═══ Source material

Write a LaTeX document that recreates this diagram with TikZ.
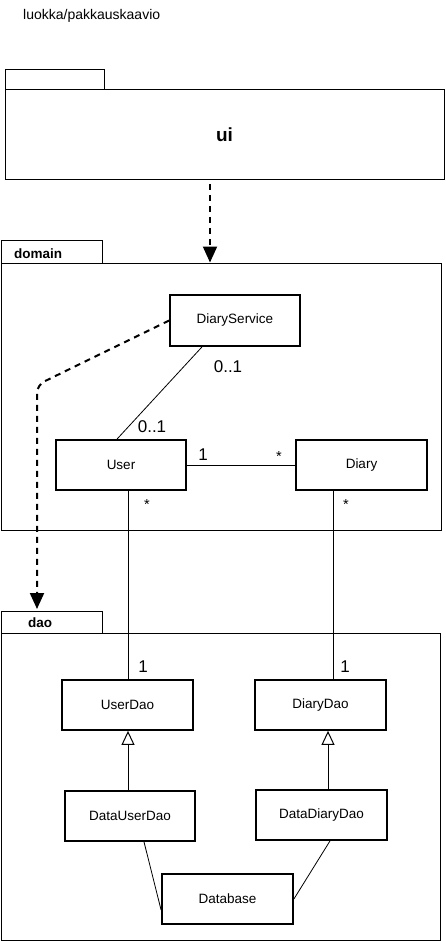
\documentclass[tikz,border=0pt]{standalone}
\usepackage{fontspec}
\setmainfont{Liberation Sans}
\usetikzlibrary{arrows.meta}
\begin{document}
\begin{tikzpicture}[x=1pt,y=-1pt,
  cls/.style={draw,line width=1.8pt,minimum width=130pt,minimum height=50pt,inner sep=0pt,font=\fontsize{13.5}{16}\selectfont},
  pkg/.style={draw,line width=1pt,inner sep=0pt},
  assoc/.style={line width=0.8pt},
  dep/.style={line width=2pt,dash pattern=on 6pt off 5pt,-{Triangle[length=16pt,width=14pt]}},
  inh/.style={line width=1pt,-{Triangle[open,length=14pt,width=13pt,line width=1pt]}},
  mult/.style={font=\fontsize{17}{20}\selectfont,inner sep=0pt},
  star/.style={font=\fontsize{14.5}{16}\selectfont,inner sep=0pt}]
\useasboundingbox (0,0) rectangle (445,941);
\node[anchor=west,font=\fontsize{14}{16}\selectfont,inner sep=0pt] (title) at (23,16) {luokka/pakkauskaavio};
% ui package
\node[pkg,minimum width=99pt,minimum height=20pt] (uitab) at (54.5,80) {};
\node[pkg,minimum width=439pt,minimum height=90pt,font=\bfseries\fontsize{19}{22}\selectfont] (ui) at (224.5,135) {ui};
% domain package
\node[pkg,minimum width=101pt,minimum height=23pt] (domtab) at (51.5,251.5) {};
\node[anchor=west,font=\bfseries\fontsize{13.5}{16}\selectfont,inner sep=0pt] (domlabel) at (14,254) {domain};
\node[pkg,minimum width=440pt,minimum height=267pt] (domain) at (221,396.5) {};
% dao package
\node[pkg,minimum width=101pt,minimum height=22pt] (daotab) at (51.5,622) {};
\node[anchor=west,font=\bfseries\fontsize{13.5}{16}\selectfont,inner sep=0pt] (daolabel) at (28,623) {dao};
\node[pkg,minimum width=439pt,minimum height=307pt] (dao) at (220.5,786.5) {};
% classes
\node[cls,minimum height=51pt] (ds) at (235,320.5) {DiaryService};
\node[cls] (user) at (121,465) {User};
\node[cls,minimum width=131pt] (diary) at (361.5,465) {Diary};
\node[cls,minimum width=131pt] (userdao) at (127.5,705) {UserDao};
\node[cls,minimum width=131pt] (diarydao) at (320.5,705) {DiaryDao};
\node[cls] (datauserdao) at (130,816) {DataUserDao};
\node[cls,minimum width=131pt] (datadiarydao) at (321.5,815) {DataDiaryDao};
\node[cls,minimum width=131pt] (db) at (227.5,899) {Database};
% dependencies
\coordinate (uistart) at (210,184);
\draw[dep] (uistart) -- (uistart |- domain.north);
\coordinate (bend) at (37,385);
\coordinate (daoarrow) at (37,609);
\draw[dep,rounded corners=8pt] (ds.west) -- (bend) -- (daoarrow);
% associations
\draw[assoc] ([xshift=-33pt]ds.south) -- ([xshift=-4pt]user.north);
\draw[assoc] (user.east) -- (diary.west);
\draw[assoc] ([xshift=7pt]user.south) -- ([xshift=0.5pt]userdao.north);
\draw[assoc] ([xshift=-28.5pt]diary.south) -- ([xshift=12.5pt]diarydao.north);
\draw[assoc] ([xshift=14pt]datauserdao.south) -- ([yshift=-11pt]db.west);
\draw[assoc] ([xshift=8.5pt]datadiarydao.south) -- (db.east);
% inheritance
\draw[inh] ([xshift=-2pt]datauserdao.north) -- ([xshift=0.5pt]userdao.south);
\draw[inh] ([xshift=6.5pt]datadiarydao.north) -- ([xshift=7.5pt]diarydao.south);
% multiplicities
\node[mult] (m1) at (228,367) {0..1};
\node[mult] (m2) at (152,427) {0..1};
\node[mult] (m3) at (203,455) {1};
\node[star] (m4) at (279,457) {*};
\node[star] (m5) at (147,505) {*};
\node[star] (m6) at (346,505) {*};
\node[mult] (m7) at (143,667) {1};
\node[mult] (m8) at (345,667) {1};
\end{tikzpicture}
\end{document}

══════

## Objective
Exclude the pictures. Write out the remaining data exactly.

## Answer to this problem
Write a LaTeX document that recreates this diagram with TikZ.
\documentclass[tikz,border=0pt]{standalone}
\usepackage{fontspec}
\setmainfont{Liberation Sans}
\usetikzlibrary{arrows.meta}
\begin{document}
\begin{tikzpicture}[x=1pt,y=-1pt,
  cls/.style={draw,line width=1.8pt,minimum width=130pt,minimum height=50pt,inner sep=0pt,font=\fontsize{13.5}{16}\selectfont},
  pkg/.style={draw,line width=1pt,inner sep=0pt},
  assoc/.style={line width=0.8pt},
  dep/.style={line width=2pt,dash pattern=on 6pt off 5pt,-{Triangle[length=16pt,width=14pt]}},
  inh/.style={line width=1pt,-{Triangle[open,length=14pt,width=13pt,line width=1pt]}},
  mult/.style={font=\fontsize{17}{20}\selectfont,inner sep=0pt},
  star/.style={font=\fontsize{14.5}{16}\selectfont,inner sep=0pt}]
\useasboundingbox (0,0) rectangle (445,941);
\node[anchor=west,font=\fontsize{14}{16}\selectfont,inner sep=0pt] (title) at (23,16) {luokka/pakkauskaavio};
% ui package
\node[pkg,minimum width=99pt,minimum height=20pt] (uitab) at (54.5,80) {};
\node[pkg,minimum width=439pt,minimum height=90pt,font=\bfseries\fontsize{19}{22}\selectfont] (ui) at (224.5,135) {ui};
% domain package
\node[pkg,minimum width=101pt,minimum height=23pt] (domtab) at (51.5,251.5) {};
\node[anchor=west,font=\bfseries\fontsize{13.5}{16}\selectfont,inner sep=0pt] (domlabel) at (14,254) {domain};
\node[pkg,minimum width=440pt,minimum height=267pt] (domain) at (221,396.5) {};
% dao package
\node[pkg,minimum width=101pt,minimum height=22pt] (daotab) at (51.5,622) {};
\node[anchor=west,font=\bfseries\fontsize{13.5}{16}\selectfont,inner sep=0pt] (daolabel) at (28,623) {dao};
\node[pkg,minimum width=439pt,minimum height=307pt] (dao) at (220.5,786.5) {};
% classes
\node[cls,minimum height=51pt] (ds) at (235,320.5) {DiaryService};
\node[cls] (user) at (121,465) {User};
\node[cls,minimum width=131pt] (diary) at (361.5,465) {Diary};
\node[cls,minimum width=131pt] (userdao) at (127.5,705) {UserDao};
\node[cls,minimum width=131pt] (diarydao) at (320.5,705) {DiaryDao};
\node[cls] (datauserdao) at (130,816) {DataUserDao};
\node[cls,minimum width=131pt] (datadiarydao) at (321.5,815) {DataDiaryDao};
\node[cls,minimum width=131pt] (db) at (227.5,899) {Database};
% dependencies
\coordinate (uistart) at (210,184);
\draw[dep] (uistart) -- (uistart |- domain.north);
\coordinate (bend) at (37,385);
\coordinate (daoarrow) at (37,609);
\draw[dep,rounded corners=8pt] (ds.west) -- (bend) -- (daoarrow);
% associations
\draw[assoc] ([xshift=-33pt]ds.south) -- ([xshift=-4pt]user.north);
\draw[assoc] (user.east) -- (diary.west);
\draw[assoc] ([xshift=7pt]user.south) -- ([xshift=0.5pt]userdao.north);
\draw[assoc] ([xshift=-28.5pt]diary.south) -- ([xshift=12.5pt]diarydao.north);
\draw[assoc] ([xshift=14pt]datauserdao.south) -- ([yshift=-11pt]db.west);
\draw[assoc] ([xshift=8.5pt]datadiarydao.south) -- (db.east);
% inheritance
\draw[inh] ([xshift=-2pt]datauserdao.north) -- ([xshift=0.5pt]userdao.south);
\draw[inh] ([xshift=6.5pt]datadiarydao.north) -- ([xshift=7.5pt]diarydao.south);
% multiplicities
\node[mult] (m1) at (228,367) {0..1};
\node[mult] (m2) at (152,427) {0..1};
\node[mult] (m3) at (203,455) {1};
\node[star] (m4) at (279,457) {*};
\node[star] (m5) at (147,505) {*};
\node[star] (m6) at (346,505) {*};
\node[mult] (m7) at (143,667) {1};
\node[mult] (m8) at (345,667) {1};
\end{tikzpicture}
\end{document}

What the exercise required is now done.